Raccoglie indicazioni e suggerimenti che rispondono a tutti i gusti, a tutte le inclinazioni, in quasi 450 pagine sono descritti tutti i luoghi che meritano una visita. Mentre i lettori si accingono a scorrere queste pagine andiamo a vedere come e da chi l’opera ha avuto origine. Mentre Lisai è nato a Ozieri e vive nella penisola, Maccioni, originario di Scano Montiferro, abita e insegna a Bosa. Si sono conosciuti collaborando con case editrici di Bologna e di Roma, e hanno deciso di mettere insieme la loro inclinazione per questo genere di scrittura, nata della «scoperta della Sardegna» che hanno avuto occasione di fare prima di poterla proporre ai lettori. Lisai confessa che «a vent’anni le cose fuori dall’isola» gli «sembravano più interessanti», ma poi nel corso di un «viaggio esteso» in Sardegna iniziò «a comprendere la multiformità dell’isola, appassionandomi all’estensione e varietà del nostro patrimonio. Mi si era presentata l’occasione di studiarlo a fondo e raccontarlo: una cosa bellissima».

Poi dopo l’entusiasmo iniziale è venuta la riflessione sulla nuova realtà che andavano scoprendo e sulla opportunità di darne conto ai lettori. Per Gianmichele Lisai l’impulso ha avuto origine dalla sua esperienza di studente: «Sono mosso anche e soprattutto da un principio basilare: la necessità di divulgazione rispetto a un territorio e una cultura poco studiati dai sardi stessi, anche perché i programmi ministeriali all’interno delle scuole non brillano, in questo senso, per attenzione. Sono uscito dal liceo che sapevo un sacco di cose sulle piramidi ma senza avere idea del fatto che esistessero, giusto per fare un esempio, le regge nuragiche. Per me i nuraghi, al tempo, erano solo monotorre. Ho studiato da solo, per compensare, provo a fare divulgazione per una compensazione che si estenda, tra tutti limiti delle mie competenze e la capacità di distribuzione del nostro editore, dall’individuo alla collettività».

Antonio Maccioni si sofferma invece sugli effetti che il loro lavoro può avere sui lettori e dell’immagine dell’isola che ne può emergere: «Scrivere di Sardegna, dei suoi luoghi e della sua storia, significa interrogarsi sull’immagine che l’isola ha dato e dà di sé oltremare, ma anche sull’immaginario collettivo e sul modo in cui ogni sardo ama raccontarsi.
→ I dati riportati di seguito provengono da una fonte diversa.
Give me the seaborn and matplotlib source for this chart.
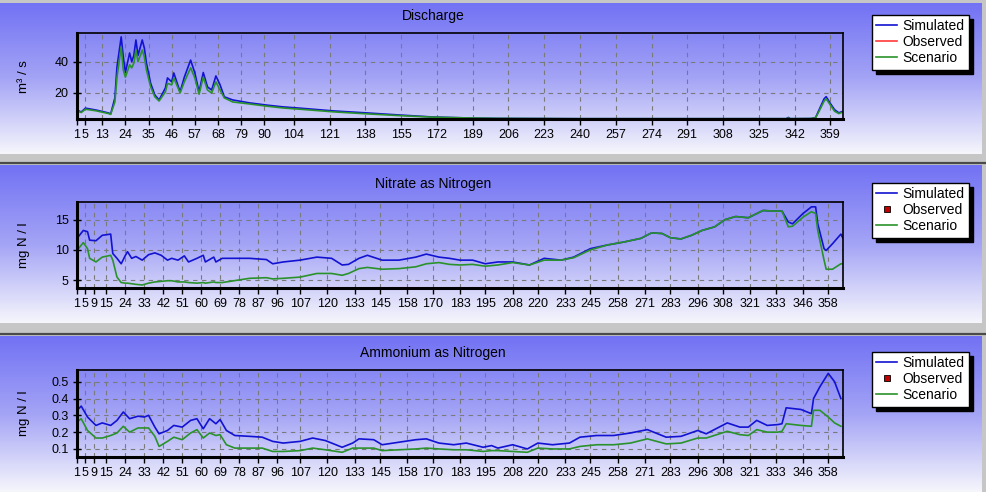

Lo scopo è incuriosire avendo a cuore la verità dei fatti. Se la Sardegna è lontana dall’Italia, i sardi sono però cittadini del mondo e hanno avuto e hanno contatti con molte culture e molti popoli».

E la risposta dei lettori è arrivata, l’attenzione per le opere di questo genere che entrambi hanno varato negli anni scorsi è stata forte; e, dato curioso, si è indirizzata soprattutto verso i luoghi del cinema, «evidentemente quelli», dice Lisai «in cui sono stati rilevati più elementi sconosciuti e insoliti».